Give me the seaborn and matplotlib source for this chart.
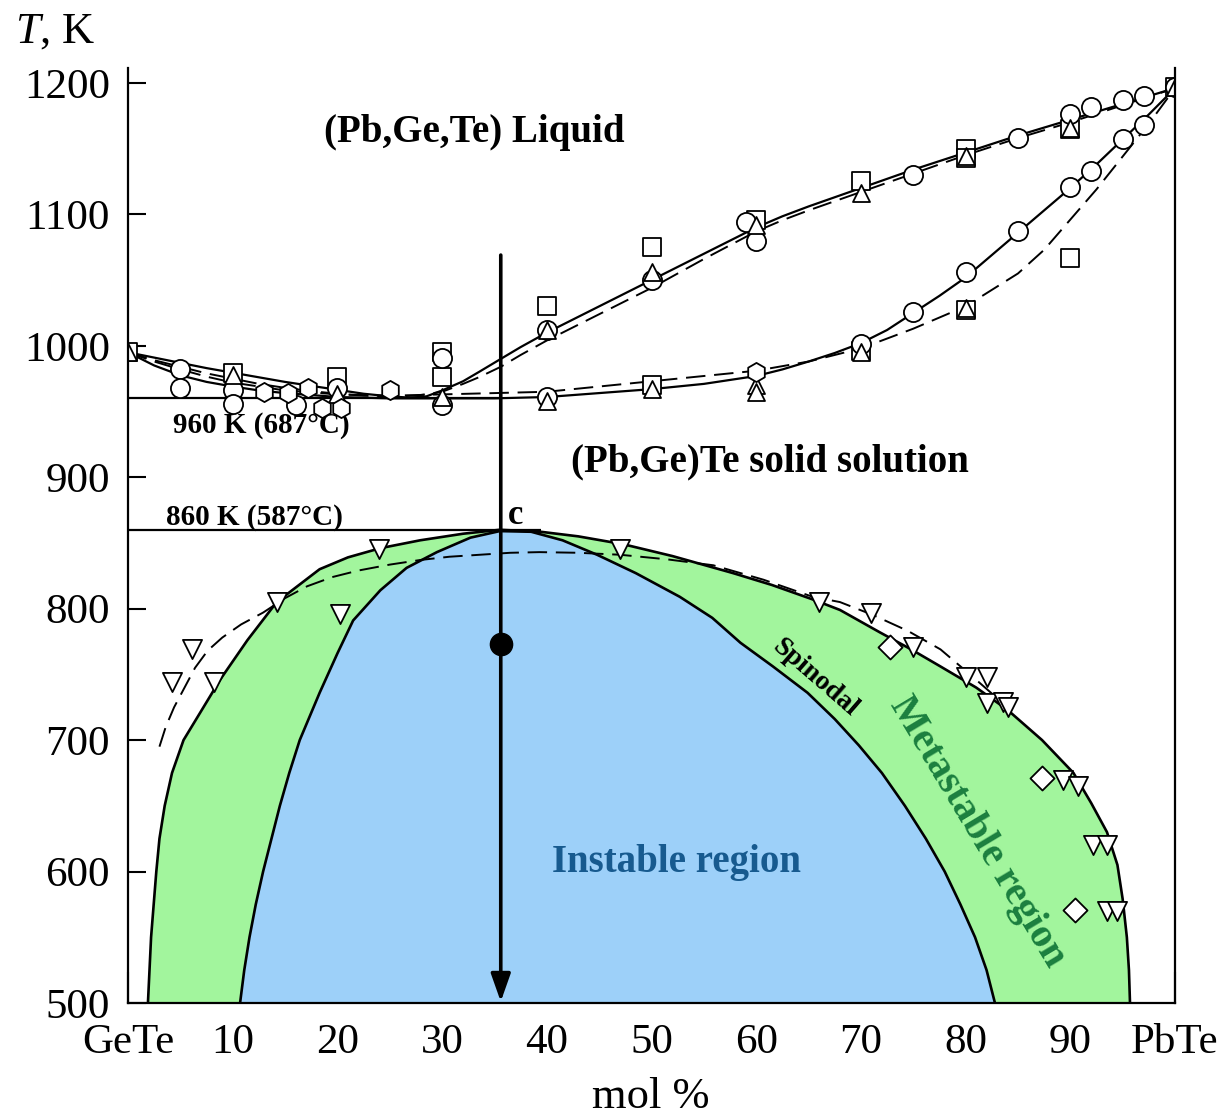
import numpy as np
import pandas as pd
import matplotlib
matplotlib.use("Agg")
import matplotlib.pyplot as plt
import seaborn as sns

# ---- phase boundaries (mol % PbTe, T in K) ----
liquidus_x = [0, 2.5, 5, 7.5, 10, 12.5, 15, 17.5, 20, 22.5, 25, 27, 28.5, 30, 32, 33.5, 35.6, 37.5, 40,
              42.5, 45, 47.5, 50, 52.5, 55, 57.5, 60, 62.5, 65, 67.5, 70, 75, 80, 85, 90, 95, 100]
liquidus_T = [995, 991, 987, 983, 979.5, 976, 972.5, 969.5, 966.5, 963.5, 961.5, 960.5, 961.5, 966, 973,
              980, 990, 999, 1010, 1020, 1030, 1040, 1050, 1060, 1070, 1080, 1090, 1098.5, 1106, 1113,
              1120, 1134, 1147, 1160, 1172, 1184, 1196]

liquidus_calc_x = [0, 2.5, 5, 7.5, 10, 12.5, 15, 17.5, 20, 22.5, 25, 27.5, 30, 32, 33.5, 35.6, 37.5, 40,
                   45, 50, 55, 60, 62.5, 65, 67.5, 70, 75, 80, 85, 90, 95, 100]
liquidus_calc_T = [995, 989, 984, 979, 975, 971, 968, 965.5, 963.5, 962, 961.5, 962, 965, 971, 976, 984,
                   993, 1004, 1024, 1044, 1066, 1087, 1095.5, 1103, 1110, 1117, 1131, 1145, 1158, 1170,
                   1183, 1196]

solidus_x = [0, 2.5, 5, 7.5, 10, 12.5, 15, 20, 25, 30, 35, 40, 45, 50, 55, 60, 62.5, 65, 67.5, 70, 72.5,
             75, 77.5, 80, 82.5, 85, 87.5, 90, 92.5, 95, 97.5, 100]
solidus_T = [995, 985, 977.5, 972.5, 969, 966, 964, 961, 960, 960, 960, 961, 964, 967, 971, 977, 982,
             988, 994.5, 1002, 1012, 1025, 1038, 1052, 1069, 1086, 1103, 1120, 1138, 1157, 1176, 1196]

solidus_calc_x = [0, 2.5, 5, 7.5, 10, 15, 20, 25, 30, 40, 50, 60, 65, 70, 75, 80, 85, 87.5, 90, 92.5, 95,
                  97.5, 100]
solidus_calc_T = [995, 988, 982, 976.5, 972, 966, 963, 962, 963, 965, 973, 981, 988, 998, 1013, 1030,
                  1055, 1073, 1096, 1119, 1144, 1169, 1196]

binodal_x = [1.9, 2.2, 2.7, 3.0, 3.5, 4.2, 5.3, 6.9, 8.8, 11.4, 14.2, 18.3, 21, 24.1, 27.9, 32, 35.5,
             39.4, 43, 47.3, 52, 57.8, 61.5, 65.4, 68, 71.8, 74.8, 77.6, 81, 84, 87.3, 90.3, 92, 93.5,
             94.5, 95, 95.4, 95.6, 95.7]
binodal_T = [500, 550, 600, 625, 650, 675, 700, 721, 746, 776, 805, 830, 839, 846, 852, 857, 860,
             858.5, 855, 849, 840, 827, 818, 807, 799, 782, 769, 756, 740, 723, 700, 675, 652, 630,
             605, 579, 550, 525, 500]

spinodal_x = [10.7, 11.1, 11.6, 12.2, 12.9, 13.7, 14.5, 15.4, 16.4, 18.3, 20, 21.5, 24.1, 26.6, 29.5,
              32.7, 35.5, 38.5, 41.5, 44.8, 48.5, 52.7, 55.8, 58.5, 61.6, 64.9, 67.5, 69.8, 72, 74.2,
              76.2, 78, 79.5, 80.9, 82, 82.8]
spinodal_T = [500, 525, 550, 575, 600, 625, 650, 675, 700, 736, 766, 791, 814, 831, 843, 854, 859,
              858.5, 852, 841, 827, 809, 793, 774, 756, 736, 716, 696, 675, 650, 625, 600, 575, 550,
              525, 500]

binodal_calc_x = [3.0, 3.6, 4.4, 5.4, 6.4, 7.6, 9, 10.8, 12.9, 15, 17.1, 19.5, 22, 25, 27.9, 30.7, 33.6,
                  36.5, 39.3, 43, 47, 51.5, 55.9, 60.7, 65.4, 68, 71.2, 74.5, 77.6, 80.7, 84]
binodal_calc_T = [695, 710, 725, 740, 755, 768, 778, 788, 797, 808, 817, 824, 829, 833.5, 837, 839.5,
                  841, 842.5, 843, 842.5, 841, 837.5, 833, 822, 809, 805, 795, 783, 769, 748, 725]

# ---- experimental points ----
square_x = [0, 10, 20, 30, 30, 40, 50, 50, 60, 70, 70, 80, 80, 80, 90, 90, 100]
square_T = [995, 979, 976, 995, 976, 1030, 1075, 970, 1096, 1125, 996, 1150, 1143, 1027, 1165, 1067, 1197]

circle_x = [5, 5, 10, 10, 16, 20, 30, 30, 40, 40, 50, 59, 60, 70, 75, 75, 80, 85, 85, 90, 90,
            92, 92, 95, 95, 97, 97, 100]
circle_T = [982, 968, 966, 956, 955, 968, 991, 955, 1012, 961, 1050, 1094, 1080, 1001, 1130, 1026, 1056,
            1158, 1087, 1176, 1121, 1182, 1133, 1187, 1157, 1190, 1168, 1197]

tri_up_x = [0, 10, 20, 30, 40, 40, 50, 50, 60, 60, 60, 70, 70, 80, 80, 90, 100]
tri_up_T = [995, 978, 963, 961, 1012, 958, 1056, 967, 1092, 970, 965, 1116, 995, 1144, 1029, 1166, 1197]

hexagon_x = [13, 15.3, 17.2, 18.5, 20.3, 25, 60]
hexagon_T = [965, 964, 968, 953, 953, 966, 980]

tri_down_x = [4.2, 6.1, 8.2, 14.2, 20.2, 24, 47, 66, 71, 75, 80, 82, 82, 83.6, 84, 89.3, 90.7, 92.2, 93.5,
              93.5, 94.5]
tri_down_T = [744, 769, 744, 805, 796, 845, 845, 805, 797, 771, 748, 748, 728, 729, 725, 670, 665, 620, 620,
              570, 570]

diamond_x = [72.8, 87.3, 90.4]
diamond_T = [771, 671, 571]

# ---- annotations ----
T_eutectic = 960
T_critical = 860
x_quench = 35.6
T_quench_start = 1069
T_anneal = 773
x_ticks = [0, 10, 20, 30, 40, 50, 60, 70, 80, 90, 100]
x_ticklabels = ["GeTe", "10", "20", "30", "40", "50", "60", "70", "80", "90", "PbTe"]
y_ticks = [500, 600, 700, 800, 900, 1000, 1100, 1200]

GREEN = "#a2f59d"
BLUE = "#9dd0f9"

sns.set_style("ticks")
plt.rcParams["font.family"] = ["Liberation Serif", "DejaVu Serif"]
plt.rcParams["mathtext.fontset"] = "custom"
plt.rcParams["mathtext.rm"] = "Liberation Serif"
plt.rcParams["mathtext.it"] = "Liberation Serif:italic"
for key in ("text.color", "axes.labelcolor", "xtick.color", "ytick.color", "axes.edgecolor"):
    plt.rcParams[key] = "black"

fig = plt.figure(figsize=(12.3, 11.2), dpi=100)
ax = fig.add_axes([0.1041, 0.1045, 0.8512, 0.8344])

# miscibility gap regions
ax.fill_between(binodal_x, 500, binodal_T, color=GREEN, lw=0, zorder=1)
ax.fill_between(spinodal_x, 500, spinodal_T, color=BLUE, lw=0, zorder=2)

solid_kw = dict(ax=ax, color="black", estimator=None, legend=False)
sns.lineplot(x=binodal_x, y=binodal_T, lw=1.9, zorder=4, **solid_kw)
sns.lineplot(x=spinodal_x, y=spinodal_T, lw=1.9, zorder=4, **solid_kw)
sns.lineplot(x=liquidus_x, y=liquidus_T, lw=1.6, zorder=4, **solid_kw)
sns.lineplot(x=solidus_x, y=solidus_T, lw=1.6, zorder=4, **solid_kw)

for cx, cy in [(liquidus_calc_x, liquidus_calc_T), (solidus_calc_x, solidus_calc_T),
               (binodal_calc_x, binodal_calc_T)]:
    ln = sns.lineplot(x=cx, y=cy, lw=1.4, zorder=4, **solid_kw)
    ln.lines[-1].set_dashes([10, 4.5])

# reference isotherms
ax.hlines(T_eutectic, 0, x_quench, color="black", lw=1.6, zorder=3)
ax.hlines(T_critical, 0, 39.4, color="black", lw=1.6, zorder=3)

# experimental points
mk = dict(ax=ax, color="white", edgecolor="black", linewidth=1.3, zorder=6, legend=False)
sns.scatterplot(x=square_x, y=square_T, marker="s", s=150, **mk)
sns.scatterplot(x=circle_x, y=circle_T, marker="o", s=190, **mk)
sns.scatterplot(x=tri_up_x, y=tri_up_T, marker="^", s=150, **mk)
sns.scatterplot(x=hexagon_x, y=hexagon_T, marker="h", s=190, **mk)
sns.scatterplot(x=tri_down_x, y=tri_down_T, marker="v", s=190, **mk)
sns.scatterplot(x=diamond_x, y=diamond_T, marker="D", s=150, **mk)

# quench path
ax.annotate("", xy=(x_quench, 501), xytext=(x_quench, T_quench_start),
            arrowprops=dict(arrowstyle="-|>,head_length=1.7,head_width=0.6", color="black",
                            lw=2.6, shrinkA=0, shrinkB=0), zorder=7)
ax.plot([x_quench], [T_anneal], "o", color="black", ms=16, zorder=8)

# labels
ax.text(33.1, 1162, "(Pb,Ge,Te) Liquid", fontsize=28, fontweight="bold", ha="center", va="center")
ax.text(61.3, 911.5, "(Pb,Ge)Te solid solution", fontsize=28, fontweight="bold", ha="center", va="center")
ax.text(12.7, 939.5, "960 K (687°C)", fontsize=21, fontweight="bold", ha="center", va="center")
ax.text(12.1, 869, "860 K (587°C)", fontsize=21, fontweight="bold", ha="center", va="center")
ax.text(37.0, 871, "c", fontsize=25, fontweight="bold", ha="center", va="center")
ax.text(65.6, 747, "Spinodal", fontsize=20, fontweight="bold", rotation=-41, ha="center", va="center",
        rotation_mode="anchor")
ax.text(81.1, 630, "Metastable region", fontsize=29, fontweight="bold", color="#1b7f3f", rotation=-59,
        ha="center", va="center", rotation_mode="anchor", zorder=9)
ax.text(52.4, 607, "Instable region", fontsize=28, fontweight="bold", color="#175a8f",
        ha="center", va="center")

# axes
ax.set_xlim(0, 100)
ax.set_ylim(500, 1211)
ax.set_xticks(x_ticks)
ax.set_xticklabels(x_ticklabels)
ax.set_yticks(y_ticks)
ax.tick_params(axis="y", direction="in", length=13, width=1.5, labelsize=31, pad=13)
ax.tick_params(axis="x", direction="in", length=22, width=1.5, labelsize=31, pad=15)
ax.spines["top"].set_visible(False)
for side in ("left", "bottom", "right"):
    ax.spines[side].set_linewidth(1.6)
    ax.spines[side].set_zorder(10)

fig.text(15 / 1230, 1 - 32 / 1120, r"$T$, K", fontsize=32, ha="left", va="center")
fig.text(651 / 1230, 1 - 1097 / 1120, "mol %", fontsize=32, ha="center", va="center")

fig.savefig("out.png", dpi=100, facecolor="white")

▶ **Exercise**
Restate the material word for word from its first line through the line containing "1183, 1196]", both included; the pictures do not belong in it.

▶ **Written solution**
Give me the seaborn and matplotlib source for this chart.
import numpy as np
import pandas as pd
import matplotlib
matplotlib.use("Agg")
import matplotlib.pyplot as plt
import seaborn as sns

# ---- phase boundaries (mol % PbTe, T in K) ----
liquidus_x = [0, 2.5, 5, 7.5, 10, 12.5, 15, 17.5, 20, 22.5, 25, 27, 28.5, 30, 32, 33.5, 35.6, 37.5, 40,
              42.5, 45, 47.5, 50, 52.5, 55, 57.5, 60, 62.5, 65, 67.5, 70, 75, 80, 85, 90, 95, 100]
liquidus_T = [995, 991, 987, 983, 979.5, 976, 972.5, 969.5, 966.5, 963.5, 961.5, 960.5, 961.5, 966, 973,
              980, 990, 999, 1010, 1020, 1030, 1040, 1050, 1060, 1070, 1080, 1090, 1098.5, 1106, 1113,
              1120, 1134, 1147, 1160, 1172, 1184, 1196]

liquidus_calc_x = [0, 2.5, 5, 7.5, 10, 12.5, 15, 17.5, 20, 22.5, 25, 27.5, 30, 32, 33.5, 35.6, 37.5, 40,
                   45, 50, 55, 60, 62.5, 65, 67.5, 70, 75, 80, 85, 90, 95, 100]
liquidus_calc_T = [995, 989, 984, 979, 975, 971, 968, 965.5, 963.5, 962, 961.5, 962, 965, 971, 976, 984,
                   993, 1004, 1024, 1044, 1066, 1087, 1095.5, 1103, 1110, 1117, 1131, 1145, 1158, 1170,
                   1183, 1196]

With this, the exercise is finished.